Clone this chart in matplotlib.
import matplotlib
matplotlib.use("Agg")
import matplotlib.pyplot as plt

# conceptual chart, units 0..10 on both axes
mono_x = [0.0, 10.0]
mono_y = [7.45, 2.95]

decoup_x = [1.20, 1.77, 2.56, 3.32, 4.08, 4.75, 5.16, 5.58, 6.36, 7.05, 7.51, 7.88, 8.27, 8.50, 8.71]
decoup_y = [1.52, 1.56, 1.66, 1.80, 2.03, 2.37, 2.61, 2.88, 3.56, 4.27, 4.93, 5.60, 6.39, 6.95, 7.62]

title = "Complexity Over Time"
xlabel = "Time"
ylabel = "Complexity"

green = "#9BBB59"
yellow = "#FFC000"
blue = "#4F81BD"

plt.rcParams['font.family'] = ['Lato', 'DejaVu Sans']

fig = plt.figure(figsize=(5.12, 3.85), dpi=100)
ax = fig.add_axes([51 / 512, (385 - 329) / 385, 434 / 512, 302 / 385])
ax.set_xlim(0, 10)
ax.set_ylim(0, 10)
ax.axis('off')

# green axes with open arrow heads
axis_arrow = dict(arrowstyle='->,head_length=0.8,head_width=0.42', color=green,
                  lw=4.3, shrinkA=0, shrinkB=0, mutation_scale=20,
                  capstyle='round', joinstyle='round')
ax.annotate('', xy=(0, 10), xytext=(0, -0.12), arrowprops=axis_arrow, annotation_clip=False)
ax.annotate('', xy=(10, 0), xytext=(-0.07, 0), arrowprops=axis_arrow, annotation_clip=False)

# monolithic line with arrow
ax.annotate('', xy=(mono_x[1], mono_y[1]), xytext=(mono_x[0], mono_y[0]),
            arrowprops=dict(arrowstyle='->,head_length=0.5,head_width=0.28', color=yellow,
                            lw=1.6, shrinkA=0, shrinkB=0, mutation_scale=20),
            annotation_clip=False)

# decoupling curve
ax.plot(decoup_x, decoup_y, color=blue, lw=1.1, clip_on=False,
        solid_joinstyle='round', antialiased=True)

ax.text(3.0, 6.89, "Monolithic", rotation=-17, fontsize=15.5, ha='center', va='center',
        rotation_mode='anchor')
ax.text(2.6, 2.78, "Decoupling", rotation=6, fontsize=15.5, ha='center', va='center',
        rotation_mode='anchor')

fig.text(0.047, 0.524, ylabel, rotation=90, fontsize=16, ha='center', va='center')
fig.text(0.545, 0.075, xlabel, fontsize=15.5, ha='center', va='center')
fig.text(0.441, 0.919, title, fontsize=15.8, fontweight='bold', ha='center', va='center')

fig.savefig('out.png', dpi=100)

What the task requires »
Please reproduce the entire listing, exactly as shown.

Final result »
Clone this chart in matplotlib.
import matplotlib
matplotlib.use("Agg")
import matplotlib.pyplot as plt

# conceptual chart, units 0..10 on both axes
mono_x = [0.0, 10.0]
mono_y = [7.45, 2.95]

decoup_x = [1.20, 1.77, 2.56, 3.32, 4.08, 4.75, 5.16, 5.58, 6.36, 7.05, 7.51, 7.88, 8.27, 8.50, 8.71]
decoup_y = [1.52, 1.56, 1.66, 1.80, 2.03, 2.37, 2.61, 2.88, 3.56, 4.27, 4.93, 5.60, 6.39, 6.95, 7.62]

title = "Complexity Over Time"
xlabel = "Time"
ylabel = "Complexity"

green = "#9BBB59"
yellow = "#FFC000"
blue = "#4F81BD"

plt.rcParams['font.family'] = ['Lato', 'DejaVu Sans']

fig = plt.figure(figsize=(5.12, 3.85), dpi=100)
ax = fig.add_axes([51 / 512, (385 - 329) / 385, 434 / 512, 302 / 385])
ax.set_xlim(0, 10)
ax.set_ylim(0, 10)
ax.axis('off')

# green axes with open arrow heads
axis_arrow = dict(arrowstyle='->,head_length=0.8,head_width=0.42', color=green,
                  lw=4.3, shrinkA=0, shrinkB=0, mutation_scale=20,
                  capstyle='round', joinstyle='round')
ax.annotate('', xy=(0, 10), xytext=(0, -0.12), arrowprops=axis_arrow, annotation_clip=False)
ax.annotate('', xy=(10, 0), xytext=(-0.07, 0), arrowprops=axis_arrow, annotation_clip=False)

# monolithic line with arrow
ax.annotate('', xy=(mono_x[1], mono_y[1]), xytext=(mono_x[0], mono_y[0]),
            arrowprops=dict(arrowstyle='->,head_length=0.5,head_width=0.28', color=yellow,
                            lw=1.6, shrinkA=0, shrinkB=0, mutation_scale=20),
            annotation_clip=False)

# decoupling curve
ax.plot(decoup_x, decoup_y, color=blue, lw=1.1, clip_on=False,
        solid_joinstyle='round', antialiased=True)

ax.text(3.0, 6.89, "Monolithic", rotation=-17, fontsize=15.5, ha='center', va='center',
        rotation_mode='anchor')
ax.text(2.6, 2.78, "Decoupling", rotation=6, fontsize=15.5, ha='center', va='center',
        rotation_mode='anchor')

fig.text(0.047, 0.524, ylabel, rotation=90, fontsize=16, ha='center', va='center')
fig.text(0.545, 0.075, xlabel, fontsize=15.5, ha='center', va='center')
fig.text(0.441, 0.919, title, fontsize=15.8, fontweight='bold', ha='center', va='center')

fig.savefig('out.png', dpi=100)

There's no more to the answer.